If that is correct – and barring the discovery of a legal loophole – Gallegly will have to remain on the June 6 primary ballot. That will leave state Republican officials and would-be successor candidates scrambling to state election law experts to see how Gallegly could be replaced if he were to win the primary but renounce his nomination.
According to the California secretary of state Web site, two Democrats have filed for the seat: Jill Martinez, a Presbyterian minister and affordable housing activist, and Mary Pallant, who said in a posting on the Daily Kos blog site that she is a former Republican who switched parties because she “saw the principles of American democracy systematically dismantled by the emergence of the neoconservative movement.”

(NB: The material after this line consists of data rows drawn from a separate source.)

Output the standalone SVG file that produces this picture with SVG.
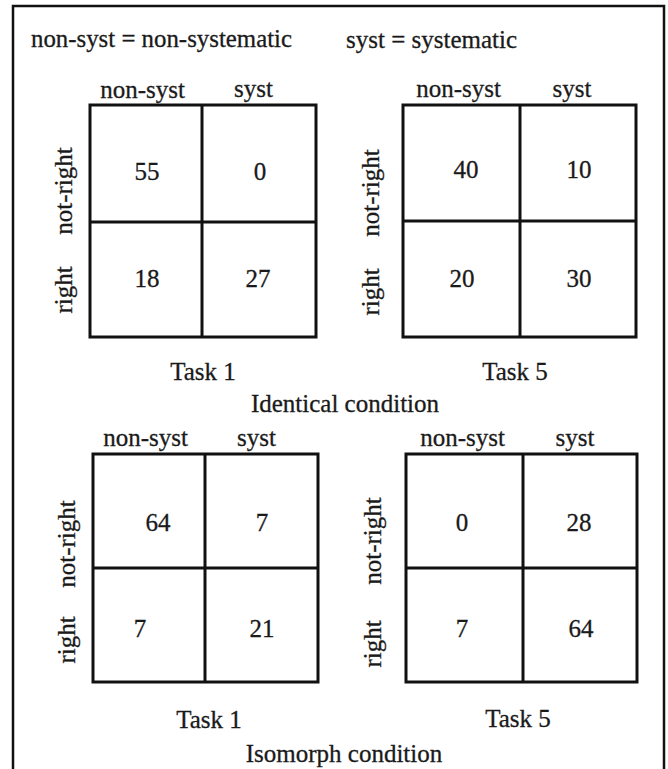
<svg xmlns="http://www.w3.org/2000/svg" width="668" height="769" viewBox="0 0 668 769">
<style>
text{font-family:"Liberation Serif","Times New Roman",serif;font-size:25px;fill:#1a1a1a;stroke:#1a1a1a;stroke-width:0.3}
.m{text-anchor:middle}
.box{fill:none;stroke:#111;stroke-width:3}
.ln{stroke:#111;stroke-width:3}
.frame{fill:none;stroke:#111;stroke-width:2.5}
</style>
<rect width="668" height="769" fill="#fff"/>
<path class="frame" d="M13,769 V6 H664 V769"/>
<g id="legend">
<text x="31" y="47" textLength="261" lengthAdjust="spacingAndGlyphs">non-syst = non-systematic</text>
<text x="346" y="48" textLength="171" lengthAdjust="spacingAndGlyphs">syst = systematic</text>
</g>
<g id="task1-identical">
<rect class="box" x="90" y="105" width="226" height="232"/>
<line class="ln" x1="202" y1="105" x2="202" y2="337"/>
<line class="ln" x1="90" y1="222" x2="316" y2="222"/>
<text class="m" x="142.5" y="98">non-syst</text>
<text class="m" x="253.5" y="97">syst</text>
<text class="m" transform="translate(72,191) rotate(-90)">not-right</text>
<text class="m" transform="translate(72,290) rotate(-90)">right</text>
<text class="m" x="147" y="180">55</text>
<text class="m" x="260" y="180">0</text>
<text class="m" x="147" y="287">18</text>
<text class="m" x="258" y="287">27</text>
<text class="m" x="203" y="380">Task 1</text>
</g>
<g id="task5-identical">
<rect class="box" x="403" y="105" width="233" height="232"/>
<line class="ln" x1="520" y1="105" x2="520" y2="337"/>
<line class="ln" x1="403" y1="221" x2="636" y2="221"/>
<text class="m" x="458.5" y="97">non-syst</text>
<text class="m" x="572" y="97">syst</text>
<text class="m" transform="translate(379,193) rotate(-90)">not-right</text>
<text class="m" transform="translate(379,292) rotate(-90)">right</text>
<text class="m" x="466" y="178">40</text>
<text class="m" x="579" y="178">10</text>
<text class="m" x="462" y="287">20</text>
<text class="m" x="579" y="287">30</text>
<text class="m" x="515" y="380">Task 5</text>
</g>
<text id="identical-label" class="m" x="345" y="412">Identical condition</text>
<g id="task1-isomorph">
<rect class="box" x="93" y="454" width="225" height="228"/>
<line class="ln" x1="205" y1="454" x2="205" y2="682"/>
<line class="ln" x1="93" y1="568" x2="318" y2="568"/>
<text class="m" x="145.5" y="446">non-syst</text>
<text class="m" x="256.5" y="446">syst</text>
<text class="m" transform="translate(75,544) rotate(-90)">not-right</text>
<text class="m" transform="translate(75,640) rotate(-90)">right</text>
<text class="m" x="158" y="531">64</text>
<text class="m" x="262" y="531">7</text>
<text class="m" x="140" y="637">7</text>
<text class="m" x="262" y="637">21</text>
<text class="m" x="209" y="728">Task 1</text>
</g>
<g id="task5-isomorph">
<rect class="box" x="406" y="454" width="231" height="228"/>
<line class="ln" x1="523" y1="454" x2="523" y2="682"/>
<line class="ln" x1="406" y1="568" x2="637" y2="568"/>
<text class="m" x="462.5" y="446">non-syst</text>
<text class="m" x="575" y="446">syst</text>
<text class="m" transform="translate(381,541) rotate(-90)">not-right</text>
<text class="m" transform="translate(381,644) rotate(-90)">right</text>
<text class="m" x="462" y="531">0</text>
<text class="m" x="579" y="531">28</text>
<text class="m" x="462" y="637">7</text>
<text class="m" x="581" y="637">64</text>
<text class="m" x="518" y="727">Task 5</text>
</g>
<text id="isomorph-label" class="m" x="344" y="762">Isomorph condition</text>
<g id="connectors"></g>
</svg>
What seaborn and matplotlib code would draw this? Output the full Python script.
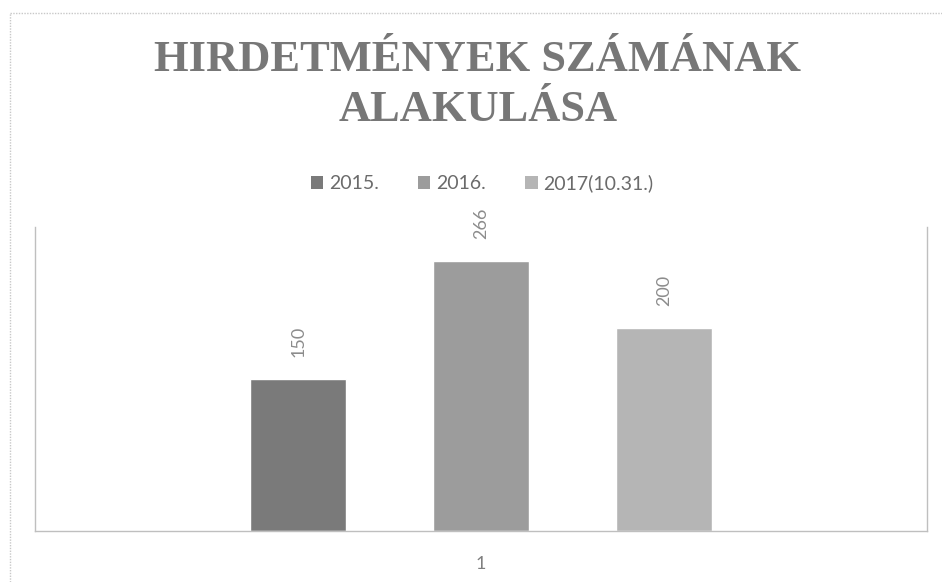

The California Flashreport – published by Jon Fleischman, a former executive director of the state Republican Party – speculated that Gallegly chose to announce his retirement at the last minute to block Republican rival Tony Strickland, a former assemblyman who is running for state comptroller, from switching to the House race.
The district, which takes in most of Ventura County and a slice of Santa Barbara County north of Los Angeles, is reliably Republican under normal circumstances. It favored President Bush with 56 percent of the vote in 2004 and re-elected Gallegly by wide margins.
Idiotic, selfish and ignorant behavior like this could end up losing the House for Republicans. And you know what? If it does, they deserve it.